# [What is asked]
In the listing below, find the line holding "Reproduce this chart with Bokeh." and the line holding "in zip(ca, cb))". Write out those two lines and all lines between, exactly, and nothing more.

* START Listing *

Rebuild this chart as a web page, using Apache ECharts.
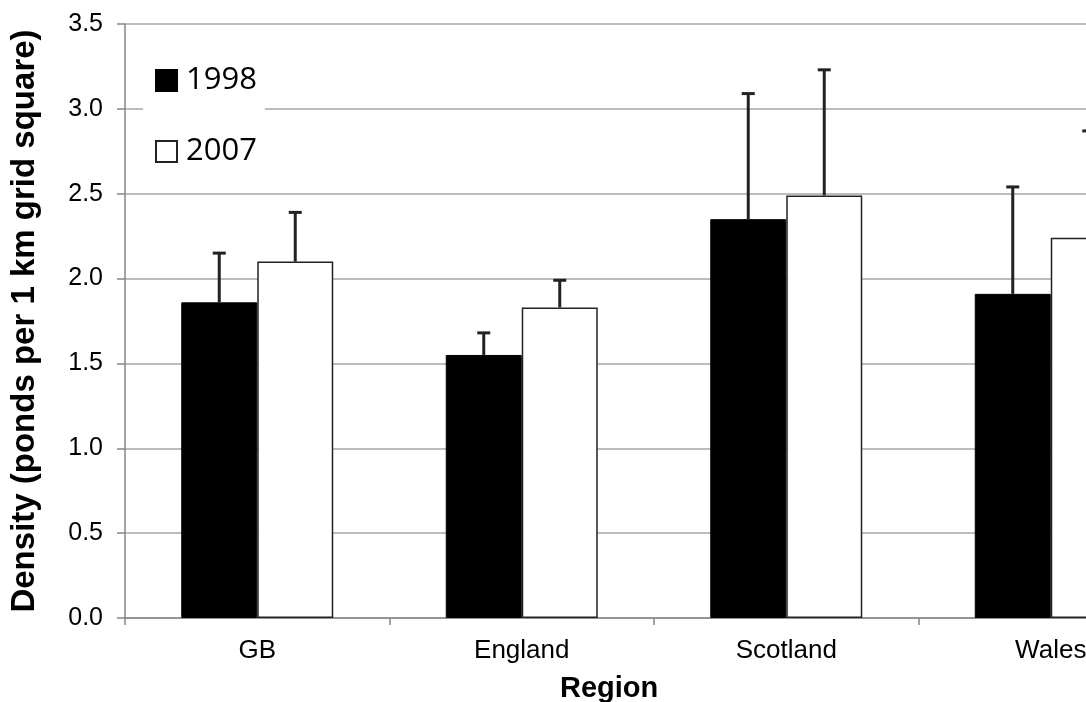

* END Listing *
* START Listing *

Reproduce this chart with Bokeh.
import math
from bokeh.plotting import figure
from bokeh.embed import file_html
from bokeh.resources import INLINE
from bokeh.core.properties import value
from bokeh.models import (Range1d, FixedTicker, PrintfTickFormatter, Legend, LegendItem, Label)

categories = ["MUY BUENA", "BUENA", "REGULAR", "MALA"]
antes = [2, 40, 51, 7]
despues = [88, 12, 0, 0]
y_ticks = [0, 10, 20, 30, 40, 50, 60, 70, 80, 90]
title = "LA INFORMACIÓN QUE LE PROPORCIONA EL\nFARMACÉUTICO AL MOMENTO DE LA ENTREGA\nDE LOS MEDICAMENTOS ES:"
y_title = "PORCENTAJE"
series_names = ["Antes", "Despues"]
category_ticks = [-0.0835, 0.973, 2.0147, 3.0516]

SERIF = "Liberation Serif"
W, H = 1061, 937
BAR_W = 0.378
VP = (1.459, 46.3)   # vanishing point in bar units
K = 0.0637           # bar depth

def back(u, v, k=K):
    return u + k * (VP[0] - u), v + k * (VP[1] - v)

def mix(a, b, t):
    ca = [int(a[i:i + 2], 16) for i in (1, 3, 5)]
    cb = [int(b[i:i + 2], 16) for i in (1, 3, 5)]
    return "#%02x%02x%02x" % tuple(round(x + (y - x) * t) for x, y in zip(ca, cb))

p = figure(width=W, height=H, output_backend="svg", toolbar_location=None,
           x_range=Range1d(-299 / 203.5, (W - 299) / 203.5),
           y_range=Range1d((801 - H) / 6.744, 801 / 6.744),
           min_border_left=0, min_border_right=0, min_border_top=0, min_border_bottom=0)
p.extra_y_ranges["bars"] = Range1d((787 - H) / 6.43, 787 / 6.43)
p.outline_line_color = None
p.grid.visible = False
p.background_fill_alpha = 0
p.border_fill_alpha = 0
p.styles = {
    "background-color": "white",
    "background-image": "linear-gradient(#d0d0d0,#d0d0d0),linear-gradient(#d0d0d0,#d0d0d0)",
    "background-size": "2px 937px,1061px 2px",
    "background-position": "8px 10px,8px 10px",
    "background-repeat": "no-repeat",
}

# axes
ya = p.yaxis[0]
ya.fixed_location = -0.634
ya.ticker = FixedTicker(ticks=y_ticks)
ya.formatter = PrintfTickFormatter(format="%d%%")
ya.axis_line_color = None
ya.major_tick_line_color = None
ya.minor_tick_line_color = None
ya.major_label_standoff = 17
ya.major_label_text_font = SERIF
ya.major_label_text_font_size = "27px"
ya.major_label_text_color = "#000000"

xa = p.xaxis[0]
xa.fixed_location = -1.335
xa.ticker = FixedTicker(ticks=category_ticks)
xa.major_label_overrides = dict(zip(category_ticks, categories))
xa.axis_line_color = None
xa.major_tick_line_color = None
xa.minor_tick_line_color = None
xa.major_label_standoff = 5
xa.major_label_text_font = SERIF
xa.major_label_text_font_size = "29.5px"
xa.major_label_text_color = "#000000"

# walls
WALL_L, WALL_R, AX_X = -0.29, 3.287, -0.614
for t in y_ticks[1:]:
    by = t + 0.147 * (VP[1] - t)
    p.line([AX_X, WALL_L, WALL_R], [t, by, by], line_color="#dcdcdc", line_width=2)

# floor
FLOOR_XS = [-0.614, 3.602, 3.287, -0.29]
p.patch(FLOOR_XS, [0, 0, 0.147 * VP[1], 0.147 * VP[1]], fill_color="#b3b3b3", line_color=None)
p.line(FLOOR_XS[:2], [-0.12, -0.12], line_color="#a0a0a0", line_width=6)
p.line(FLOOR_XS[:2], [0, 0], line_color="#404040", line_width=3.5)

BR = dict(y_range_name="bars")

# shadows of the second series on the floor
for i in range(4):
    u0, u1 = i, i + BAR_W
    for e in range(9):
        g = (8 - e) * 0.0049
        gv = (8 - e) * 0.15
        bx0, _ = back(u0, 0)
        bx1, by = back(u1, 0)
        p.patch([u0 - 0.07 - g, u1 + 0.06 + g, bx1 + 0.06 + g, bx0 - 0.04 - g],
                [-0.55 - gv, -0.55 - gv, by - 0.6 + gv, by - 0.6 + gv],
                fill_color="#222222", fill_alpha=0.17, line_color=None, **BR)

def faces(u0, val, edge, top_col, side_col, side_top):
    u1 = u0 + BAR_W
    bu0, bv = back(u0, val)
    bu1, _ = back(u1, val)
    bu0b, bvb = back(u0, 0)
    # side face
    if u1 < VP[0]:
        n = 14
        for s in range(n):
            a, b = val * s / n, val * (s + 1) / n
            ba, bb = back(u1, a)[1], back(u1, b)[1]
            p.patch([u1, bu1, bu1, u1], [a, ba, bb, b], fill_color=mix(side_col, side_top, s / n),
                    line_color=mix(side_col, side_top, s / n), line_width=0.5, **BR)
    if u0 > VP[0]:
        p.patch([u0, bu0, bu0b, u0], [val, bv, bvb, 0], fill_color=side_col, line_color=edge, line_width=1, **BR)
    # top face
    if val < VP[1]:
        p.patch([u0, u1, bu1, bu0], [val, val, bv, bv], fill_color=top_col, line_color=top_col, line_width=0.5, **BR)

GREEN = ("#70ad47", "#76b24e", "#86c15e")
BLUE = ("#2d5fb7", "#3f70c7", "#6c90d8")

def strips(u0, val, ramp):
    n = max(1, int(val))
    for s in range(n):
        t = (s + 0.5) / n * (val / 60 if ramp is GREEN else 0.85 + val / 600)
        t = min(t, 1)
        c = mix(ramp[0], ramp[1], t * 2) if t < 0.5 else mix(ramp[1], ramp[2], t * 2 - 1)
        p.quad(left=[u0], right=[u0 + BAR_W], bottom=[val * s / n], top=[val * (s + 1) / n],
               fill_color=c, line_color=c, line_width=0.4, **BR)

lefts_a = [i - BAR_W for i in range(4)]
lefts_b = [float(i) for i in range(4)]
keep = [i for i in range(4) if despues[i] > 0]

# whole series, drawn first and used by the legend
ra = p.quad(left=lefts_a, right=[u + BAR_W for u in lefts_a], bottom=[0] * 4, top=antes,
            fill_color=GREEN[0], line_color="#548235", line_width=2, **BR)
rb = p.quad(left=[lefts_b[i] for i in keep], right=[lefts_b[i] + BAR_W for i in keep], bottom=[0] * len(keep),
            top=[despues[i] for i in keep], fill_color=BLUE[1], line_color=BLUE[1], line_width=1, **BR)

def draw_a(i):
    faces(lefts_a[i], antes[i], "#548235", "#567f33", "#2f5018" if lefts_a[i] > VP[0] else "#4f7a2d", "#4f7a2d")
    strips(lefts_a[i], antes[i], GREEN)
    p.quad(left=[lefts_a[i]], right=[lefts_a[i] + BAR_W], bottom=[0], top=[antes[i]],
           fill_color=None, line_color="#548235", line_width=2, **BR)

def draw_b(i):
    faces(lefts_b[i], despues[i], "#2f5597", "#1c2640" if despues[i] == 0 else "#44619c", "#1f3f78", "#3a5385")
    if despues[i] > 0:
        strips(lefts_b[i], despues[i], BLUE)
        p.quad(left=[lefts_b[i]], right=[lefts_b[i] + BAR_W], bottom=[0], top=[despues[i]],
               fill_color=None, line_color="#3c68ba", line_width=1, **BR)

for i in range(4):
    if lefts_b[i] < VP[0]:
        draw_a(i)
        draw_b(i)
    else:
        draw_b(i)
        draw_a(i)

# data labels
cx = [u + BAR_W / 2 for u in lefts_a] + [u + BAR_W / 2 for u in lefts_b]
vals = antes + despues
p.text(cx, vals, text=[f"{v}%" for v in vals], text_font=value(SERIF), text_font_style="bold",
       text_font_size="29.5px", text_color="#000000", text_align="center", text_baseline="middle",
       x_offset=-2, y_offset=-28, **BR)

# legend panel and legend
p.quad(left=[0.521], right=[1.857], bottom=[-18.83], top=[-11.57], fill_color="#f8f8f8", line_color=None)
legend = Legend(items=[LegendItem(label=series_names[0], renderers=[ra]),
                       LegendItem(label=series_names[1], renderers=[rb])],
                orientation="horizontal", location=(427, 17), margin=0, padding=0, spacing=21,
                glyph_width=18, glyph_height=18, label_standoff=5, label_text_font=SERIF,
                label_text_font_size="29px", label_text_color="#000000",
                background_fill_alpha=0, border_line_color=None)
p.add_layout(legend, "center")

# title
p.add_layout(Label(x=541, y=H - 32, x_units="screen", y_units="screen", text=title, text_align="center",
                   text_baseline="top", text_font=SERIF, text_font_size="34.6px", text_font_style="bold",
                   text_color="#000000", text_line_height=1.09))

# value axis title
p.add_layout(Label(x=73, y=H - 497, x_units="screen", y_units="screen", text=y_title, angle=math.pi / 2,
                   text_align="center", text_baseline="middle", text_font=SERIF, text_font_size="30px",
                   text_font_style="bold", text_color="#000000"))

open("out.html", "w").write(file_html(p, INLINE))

* END Listing *

# [Reply to the task]
Reproduce this chart with Bokeh.
import math
from bokeh.plotting import figure
from bokeh.embed import file_html
from bokeh.resources import INLINE
from bokeh.core.properties import value
from bokeh.models import (Range1d, FixedTicker, PrintfTickFormatter, Legend, LegendItem, Label)

categories = ["MUY BUENA", "BUENA", "REGULAR", "MALA"]
antes = [2, 40, 51, 7]
despues = [88, 12, 0, 0]
y_ticks = [0, 10, 20, 30, 40, 50, 60, 70, 80, 90]
title = "LA INFORMACIÓN QUE LE PROPORCIONA EL\nFARMACÉUTICO AL MOMENTO DE LA ENTREGA\nDE LOS MEDICAMENTOS ES:"
y_title = "PORCENTAJE"
series_names = ["Antes", "Despues"]
category_ticks = [-0.0835, 0.973, 2.0147, 3.0516]

SERIF = "Liberation Serif"
W, H = 1061, 937
BAR_W = 0.378
VP = (1.459, 46.3)   # vanishing point in bar units
K = 0.0637           # bar depth

def back(u, v, k=K):
    return u + k * (VP[0] - u), v + k * (VP[1] - v)

def mix(a, b, t):
    ca = [int(a[i:i + 2], 16) for i in (1, 3, 5)]
    cb = [int(b[i:i + 2], 16) for i in (1, 3, 5)]
    return "#%02x%02x%02x" % tuple(round(x + (y - x) * t) for x, y in zip(ca, cb))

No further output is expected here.